= Camillo Pabis Ticci =

Italian bridge player

Camillo Pabis Ticci (1920–2003) was an Italian bridge player. He joined the national Blue Team in 1963 and played in the Bermuda Bowl tournament with Giorgio Belladonna, whose long-time partner Walter Avarelli was unavailable. From 1964 he played with Massimo D'Alelio, winning 8 world championship titles.

Born in Florence, Pabis-Ticci was an engineer by profession. For many years he wrote "a bridge column in the magazine l'Europeo which was the most successful of its kind in Italy". Beside the Arno that he and D'Alelio used, he developed the standard system of Tuscany, in effect.

== Books ==

- I princìpi del bridge (Milano: Biblioteca universale Rizzoli, 1975-1977), 2 volumes
- Smazzate in evidenza e ricordi in vetrina: in appendice I problemi di re Nabob, Guido Barbone and Pabis Ticci (Milano: Mursia, 1976), 399 pp.
- Il bridge è un gioco d'azzardo? (Roma: Marraro, 1979), 254 pp.

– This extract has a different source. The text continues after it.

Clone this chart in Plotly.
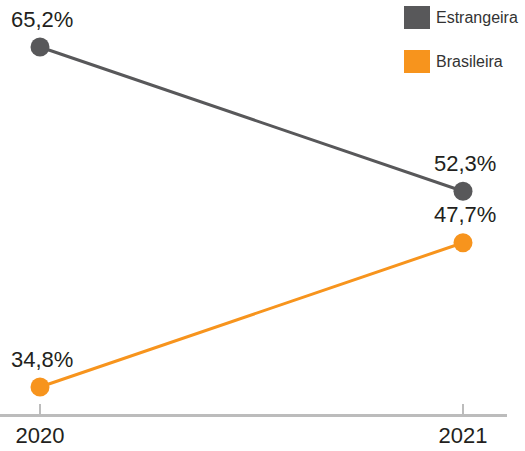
import plotly.graph_objects as go

years = [2020, 2021]
estrangeira = [65.2, 52.3]
brasileira = [34.8, 47.7]
series_names = ["Estrangeira", "Brasileira"]
colors = ["#58585a", "#f7941d"]

W, H = 525, 451
ML, MR, MT, MB = 0, 18, 0, 37
PW, PH = W - ML - MR, H - MT - MB

def fmt(v):
    return f"{v:.1f}%".replace(".", ",")

fig = go.Figure()
for name, vals, col in zip(series_names, [estrangeira, brasileira], colors):
    fig.add_trace(go.Scatter(
        x=years, y=vals, mode="lines+markers", name=name,
        line=dict(color=col, width=3),
        marker=dict(color=col, size=19),
        showlegend=False, hoverinfo="skip",
    ))
    for x, v in zip(years, vals):
        fig.add_annotation(
            x=x, y=v, text=fmt(v), showarrow=False, yshift=28, xshift=2,
            font=dict(family="Liberation Sans, Arial, sans-serif", size=22, color="#231f20"),
        )

# legend drawn as swatches + labels (pixel positions converted to paper coords)
def px(xp):
    return (xp - ML) / PW

def py(yp):
    return 1 - (yp - MT) / PH

for i, (name, col) in enumerate(zip(series_names, colors)):
    top = 6 + i * 44
    fig.add_shape(type="rect", xref="paper", yref="paper",
                  x0=px(404), x1=px(430), y0=py(top + 23), y1=py(top),
                  fillcolor=col, line=dict(width=0))
    fig.add_annotation(xref="paper", yref="paper", x=px(434), y=py(top + 11.5),
                       xanchor="left", yanchor="middle", showarrow=False, text=name,
                       font=dict(family="Liberation Sans Narrow, Liberation Sans, Arial", size=16, color="#333333"))

px_per_year = 423
x0 = 2020 - 40 / px_per_year
x1 = x0 + PW / px_per_year
px_per_unit = 340 / (65.2 - 34.8)
y1 = 65.2 + 47 / px_per_unit
y0 = y1 - PH / px_per_unit

fig.update_layout(
    width=W, height=H,
    margin=dict(l=ML, r=MR, t=MT, b=MB),
    paper_bgcolor="white", plot_bgcolor="white",
    xaxis=dict(range=[x0, x1], tickvals=years, ticktext=[str(y) for y in years],
               showgrid=False, zeroline=False, showline=True, linecolor="#bcbcbc", linewidth=3,
               ticks="inside", ticklen=10, tickwidth=2, tickcolor="#bcbcbc",
               tickfont=dict(family="Liberation Sans, Arial, sans-serif", size=22, color="#231f20")),
    yaxis=dict(range=[y0, y1], visible=False),
)

fig.write_html("out.html")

==Bridge accomplishments==
- World championships
Pabis Ticci won eight world championships, all as one of six players on the Italy open .
- Bermuda Bowl (5) 1963, 1965, 1966, 1967, 1969
- World Open Team Olympiad (3) 1964, 1968, 1972

Runners-up: none. Italy did not finish second between 1951 and 1976.

- European championships
Pabis Ticci did not win the European Teams Championship, as the Blue Team did four times from 1956 to 1959. Italy qualified for every Bermuda Bowl from 1961 to 1970 as defending champion and Blue Team members did not generally play for Italy at the European level.